> Problem details: Copy every entry exactly.

Code that draws figures:
◇ ◇ ◇ ◇

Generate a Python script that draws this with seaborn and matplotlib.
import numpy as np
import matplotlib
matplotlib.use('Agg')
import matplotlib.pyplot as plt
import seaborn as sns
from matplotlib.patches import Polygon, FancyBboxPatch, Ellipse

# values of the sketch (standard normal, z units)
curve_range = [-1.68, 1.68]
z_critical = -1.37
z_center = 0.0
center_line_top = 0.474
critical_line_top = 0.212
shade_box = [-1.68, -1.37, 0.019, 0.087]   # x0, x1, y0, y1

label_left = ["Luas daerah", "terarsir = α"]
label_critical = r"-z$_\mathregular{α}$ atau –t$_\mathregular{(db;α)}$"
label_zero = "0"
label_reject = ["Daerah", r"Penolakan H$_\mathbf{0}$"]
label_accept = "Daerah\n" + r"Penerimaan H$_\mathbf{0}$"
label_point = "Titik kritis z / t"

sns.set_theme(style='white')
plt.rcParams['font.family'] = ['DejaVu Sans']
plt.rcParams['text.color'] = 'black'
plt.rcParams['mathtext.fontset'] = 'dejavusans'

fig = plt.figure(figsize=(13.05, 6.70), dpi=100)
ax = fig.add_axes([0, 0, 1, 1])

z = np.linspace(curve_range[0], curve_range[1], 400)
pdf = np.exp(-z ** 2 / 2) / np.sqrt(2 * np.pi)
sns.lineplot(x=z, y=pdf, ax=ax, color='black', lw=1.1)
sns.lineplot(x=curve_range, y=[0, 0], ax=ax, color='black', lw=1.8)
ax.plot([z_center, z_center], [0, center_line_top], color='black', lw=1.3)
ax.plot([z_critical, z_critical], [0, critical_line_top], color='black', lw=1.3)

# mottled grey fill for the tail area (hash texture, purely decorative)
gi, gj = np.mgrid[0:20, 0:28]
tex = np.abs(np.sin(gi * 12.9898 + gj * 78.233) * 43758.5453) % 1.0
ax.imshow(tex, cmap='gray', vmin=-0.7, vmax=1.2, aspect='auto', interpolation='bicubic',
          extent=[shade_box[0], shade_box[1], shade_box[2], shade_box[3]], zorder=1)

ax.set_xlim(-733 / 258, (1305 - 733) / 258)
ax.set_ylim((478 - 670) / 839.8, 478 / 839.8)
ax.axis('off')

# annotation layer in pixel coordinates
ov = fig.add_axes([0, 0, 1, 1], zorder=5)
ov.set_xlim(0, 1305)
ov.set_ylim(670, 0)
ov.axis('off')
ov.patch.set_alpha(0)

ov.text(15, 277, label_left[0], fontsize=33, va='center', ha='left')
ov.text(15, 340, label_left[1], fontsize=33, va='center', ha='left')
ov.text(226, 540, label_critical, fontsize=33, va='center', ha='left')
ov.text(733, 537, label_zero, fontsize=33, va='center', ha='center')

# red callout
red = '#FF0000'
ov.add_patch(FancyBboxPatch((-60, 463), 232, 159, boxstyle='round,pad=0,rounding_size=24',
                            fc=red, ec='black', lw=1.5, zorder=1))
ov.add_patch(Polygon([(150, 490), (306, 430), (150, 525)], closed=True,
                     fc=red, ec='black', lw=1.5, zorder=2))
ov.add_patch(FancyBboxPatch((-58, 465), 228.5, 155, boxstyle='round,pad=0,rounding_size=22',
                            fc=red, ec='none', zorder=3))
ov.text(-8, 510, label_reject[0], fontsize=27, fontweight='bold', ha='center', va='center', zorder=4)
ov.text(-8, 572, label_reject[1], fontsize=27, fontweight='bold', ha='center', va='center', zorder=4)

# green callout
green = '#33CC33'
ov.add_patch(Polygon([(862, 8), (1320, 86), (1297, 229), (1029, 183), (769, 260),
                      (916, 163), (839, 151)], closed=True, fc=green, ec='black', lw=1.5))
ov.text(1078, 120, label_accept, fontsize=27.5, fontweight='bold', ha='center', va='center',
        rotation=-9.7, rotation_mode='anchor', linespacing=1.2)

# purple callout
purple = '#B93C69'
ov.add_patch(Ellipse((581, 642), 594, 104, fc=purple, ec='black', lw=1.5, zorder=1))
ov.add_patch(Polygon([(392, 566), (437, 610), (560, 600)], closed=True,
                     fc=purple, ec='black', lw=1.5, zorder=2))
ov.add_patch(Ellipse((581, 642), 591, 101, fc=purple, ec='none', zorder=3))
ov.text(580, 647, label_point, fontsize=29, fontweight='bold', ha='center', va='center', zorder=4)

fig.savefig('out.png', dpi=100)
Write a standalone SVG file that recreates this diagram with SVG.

◇ ◇ ◇ ◇

> Solution to the exercise:
Generate a Python script that draws this with seaborn and matplotlib.
import numpy as np
import matplotlib
matplotlib.use('Agg')
import matplotlib.pyplot as plt
import seaborn as sns
from matplotlib.patches import Polygon, FancyBboxPatch, Ellipse

# values of the sketch (standard normal, z units)
curve_range = [-1.68, 1.68]
z_critical = -1.37
z_center = 0.0
center_line_top = 0.474
critical_line_top = 0.212
shade_box = [-1.68, -1.37, 0.019, 0.087]   # x0, x1, y0, y1

label_left = ["Luas daerah", "terarsir = α"]
label_critical = r"-z$_\mathregular{α}$ atau –t$_\mathregular{(db;α)}$"
label_zero = "0"
label_reject = ["Daerah", r"Penolakan H$_\mathbf{0}$"]
label_accept = "Daerah\n" + r"Penerimaan H$_\mathbf{0}$"
label_point = "Titik kritis z / t"

sns.set_theme(style='white')
plt.rcParams['font.family'] = ['DejaVu Sans']
plt.rcParams['text.color'] = 'black'
plt.rcParams['mathtext.fontset'] = 'dejavusans'

fig = plt.figure(figsize=(13.05, 6.70), dpi=100)
ax = fig.add_axes([0, 0, 1, 1])

z = np.linspace(curve_range[0], curve_range[1], 400)
pdf = np.exp(-z ** 2 / 2) / np.sqrt(2 * np.pi)
sns.lineplot(x=z, y=pdf, ax=ax, color='black', lw=1.1)
sns.lineplot(x=curve_range, y=[0, 0], ax=ax, color='black', lw=1.8)
ax.plot([z_center, z_center], [0, center_line_top], color='black', lw=1.3)
ax.plot([z_critical, z_critical], [0, critical_line_top], color='black', lw=1.3)

# mottled grey fill for the tail area (hash texture, purely decorative)
gi, gj = np.mgrid[0:20, 0:28]
tex = np.abs(np.sin(gi * 12.9898 + gj * 78.233) * 43758.5453) % 1.0
ax.imshow(tex, cmap='gray', vmin=-0.7, vmax=1.2, aspect='auto', interpolation='bicubic',
          extent=[shade_box[0], shade_box[1], shade_box[2], shade_box[3]], zorder=1)

ax.set_xlim(-733 / 258, (1305 - 733) / 258)
ax.set_ylim((478 - 670) / 839.8, 478 / 839.8)
ax.axis('off')

# annotation layer in pixel coordinates
ov = fig.add_axes([0, 0, 1, 1], zorder=5)
ov.set_xlim(0, 1305)
ov.set_ylim(670, 0)
ov.axis('off')
ov.patch.set_alpha(0)

ov.text(15, 277, label_left[0], fontsize=33, va='center', ha='left')
ov.text(15, 340, label_left[1], fontsize=33, va='center', ha='left')
ov.text(226, 540, label_critical, fontsize=33, va='center', ha='left')
ov.text(733, 537, label_zero, fontsize=33, va='center', ha='center')

# red callout
red = '#FF0000'
ov.add_patch(FancyBboxPatch((-60, 463), 232, 159, boxstyle='round,pad=0,rounding_size=24',
                            fc=red, ec='black', lw=1.5, zorder=1))
ov.add_patch(Polygon([(150, 490), (306, 430), (150, 525)], closed=True,
                     fc=red, ec='black', lw=1.5, zorder=2))
ov.add_patch(FancyBboxPatch((-58, 465), 228.5, 155, boxstyle='round,pad=0,rounding_size=22',
                            fc=red, ec='none', zorder=3))
ov.text(-8, 510, label_reject[0], fontsize=27, fontweight='bold', ha='center', va='center', zorder=4)
ov.text(-8, 572, label_reject[1], fontsize=27, fontweight='bold', ha='center', va='center', zorder=4)

# green callout
green = '#33CC33'
ov.add_patch(Polygon([(862, 8), (1320, 86), (1297, 229), (1029, 183), (769, 260),
                      (916, 163), (839, 151)], closed=True, fc=green, ec='black', lw=1.5))
ov.text(1078, 120, label_accept, fontsize=27.5, fontweight='bold', ha='center', va='center',
        rotation=-9.7, rotation_mode='anchor', linespacing=1.2)

# purple callout
purple = '#B93C69'
ov.add_patch(Ellipse((581, 642), 594, 104, fc=purple, ec='black', lw=1.5, zorder=1))
ov.add_patch(Polygon([(392, 566), (437, 610), (560, 600)], closed=True,
                     fc=purple, ec='black', lw=1.5, zorder=2))
ov.add_patch(Ellipse((581, 642), 591, 101, fc=purple, ec='none', zorder=3))
ov.text(580, 647, label_point, fontsize=29, fontweight='bold', ha='center', va='center', zorder=4)

fig.savefig('out.png', dpi=100)
Write a standalone SVG file that recreates this diagram with SVG.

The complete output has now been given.